Lou Spitalnick Photogravure of peaches

Still Life with Peaches in Silver Bowl

About

Brooklyn born Lou Spitalnick (1937) attended art classes at The Brooklyn Museum.  His absorption in photography only began in the early 1980s  after a long stint as art critic on The New Haven Register.  From the beginning he took a deep interest in alternative and vintage printing processes, studying with masters like Lois Conner (platinum/palladium), Lothar Osterburg (photogravure) and Sandy King (carbon) and eventually exhibiting his work in numerous galleries around the country, from Santa Fe to Palm Beach to Manhattan, but especially those on Long Island’s East End, where he has made his home for the past 50 years.

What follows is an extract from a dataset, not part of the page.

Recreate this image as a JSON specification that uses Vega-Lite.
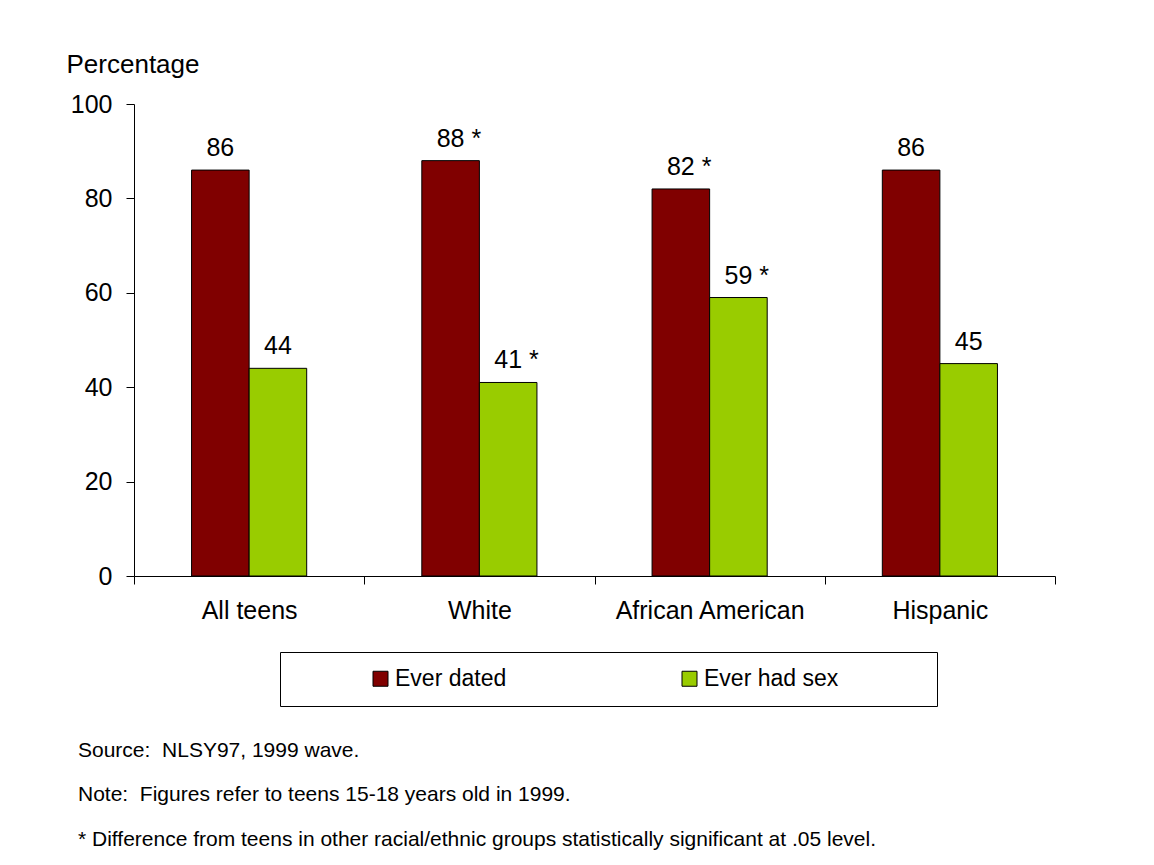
{
  "$schema": "https://vega.github.io/schema/vega-lite/v6.json",
  "width": 921,
  "height": 472,
  "autosize": "none",
  "padding": {"left": 134, "top": 104, "right": 99, "bottom": 289},
  "background": "white",
  "config": {
    "font": "Liberation Sans",
    "view": {"stroke": null},
    "axis": {"domainColor": "black", "tickColor": "black", "labelColor": "black", "titleColor": "black", "grid": false, "domainWidth": 1, "tickWidth": 1}
  },
  "title": {
    "text": ["Source:\u00a0 NLSY97, 1999 wave.", "Note:\u00a0 Figures refer to teens 15-18 years old in 1999.", "* Difference from teens in other racial/ethnic groups statistically significant at .05 level."],
    "orient": "bottom",
    "anchor": "start",
    "frame": "group",
    "dx": -56,
    "offset": 33,
    "fontSize": 21,
    "fontWeight": "normal",
    "lineHeight": 44.5,
    "baseline": "top",
    "color": "black",
    "font": "Liberation Sans"
  },
  "data": {
    "values": [
      {"group": "All teens", "measure": "Ever dated", "value": 86, "label": "86"},
      {"group": "All teens", "measure": "Ever had sex", "value": 44, "label": "44"},
      {"group": "White", "measure": "Ever dated", "value": 88, "label": "88 *"},
      {"group": "White", "measure": "Ever had sex", "value": 41, "label": "41 *"},
      {"group": "African American", "measure": "Ever dated", "value": 82, "label": "82 *"},
      {"group": "African American", "measure": "Ever had sex", "value": 59, "label": "59 *"},
      {"group": "Hispanic", "measure": "Ever dated", "value": 86, "label": "86"},
      {"group": "Hispanic", "measure": "Ever had sex", "value": 45, "label": "45"}
    ]
  },
  "encoding": {
    "x": {
      "field": "group",
      "type": "nominal",
      "sort": ["All teens", "White", "African American", "Hispanic"],
      "scale": {"paddingInner": 0, "paddingOuter": 0},
      "axis": {"title": null, "labelAngle": 0, "labelFontSize": 25, "labelLimit": 400, "tickBand": "extent", "tickSize": 8, "labelPadding": 14, "labelBaseline": "top"}
    },
    "xOffset": {
      "field": "measure",
      "type": "nominal",
      "sort": ["Ever dated", "Ever had sex"],
      "scale": {"paddingInner": 0, "paddingOuter": 1.093}
    },
    "y": {
      "field": "value",
      "type": "quantitative",
      "scale": {"domain": [0, 100], "nice": false},
      "axis": {
        "title": "Percentage",
        "values": [0, 20, 40, 60, 80, 100],
        "labelFontSize": 25,
        "tickSize": 8,
        "labelPadding": 14,
        "titleFontSize": 26,
        "titleFontWeight": "normal",
        "titleAngle": 0,
        "titleAlign": "left",
        "titleBaseline": "alphabetic",
        "titleX": -68,
        "titleY": -32
      }
    }
  },
  "layer": [
    {
      "mark": {"type": "bar", "stroke": "black", "strokeWidth": 1},
      "encoding": {
        "color": {
          "field": "measure",
          "type": "nominal",
          "scale": {"domain": ["Ever dated", "Ever had sex"], "range": ["#800000", "#99CC00"]},
          "legend": {
            "title": " ",
            "titleOrient": "left",
            "titleFontSize": 10,
            "titlePadding": 74,
            "orient": "none",
            "legendX": 146,
            "legendY": 548,
            "direction": "horizontal",
            "strokeColor": "black",
            "padding": 15,
            "symbolType": "square",
            "symbolSize": 225,
            "symbolStrokeColor": "black",
            "symbolStrokeWidth": 1,
            "labelFontSize": 23,
            "labelColor": "black",
            "labelOffset": 3,
            "labelLimit": 500,
            "columnPadding": 171,
            "labelExpr": "datum.label == 'Ever had sex' ? datum.label + '\u00a0\u00a0\u00a0\u00a0\u00a0\u00a0\u00a0\u00a0\u00a0\u00a0\u00a0\u00a0\u00a0\u200b' : datum.label"
          }
        }
      }
    },
    {
      "mark": {"type": "text", "align": "left", "baseline": "alphabetic", "dx": -13.9, "dy": -14, "fontSize": 25, "color": "black"},
      "encoding": {"text": {"field": "label"}}
    }
  ]
}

The work of his early years focused on still life and florals, but subsequently portraiture became his primary pursuit.  Lou has shown at The Marlborough Gallery and his work is in various public collections, including that of The Hartford Atheneum and The New Orleans Museum of Art.

Artist Statement

My photographs of both people and still life’s are meant to emulate the works of art of the old masters I have always revered. I aspire to capture the essence of people at their most intensely present. I am interested in the living human face and I seek to reveal a psychological truth about the individual subject. There is a dichotomy between what people want to reveal about themselves and the Inclination to hide and transform the self into an “other”. 

However, one aspect of my portrait work has to do with the way people conceal their identities or disguise themselves to avoid personal revelations. On the other hand, disguises reveal secrets as much as they hide them, and my tattooed faces, for example, show people broadcasting clues about themselves in  the symbols and designs they chose.

Still Life work is about the formality that can be achieved in a picture solely with objects in their juxtaposition and arrangement, but it is also about the way objects figure in our perception of, and relationship to, the external world.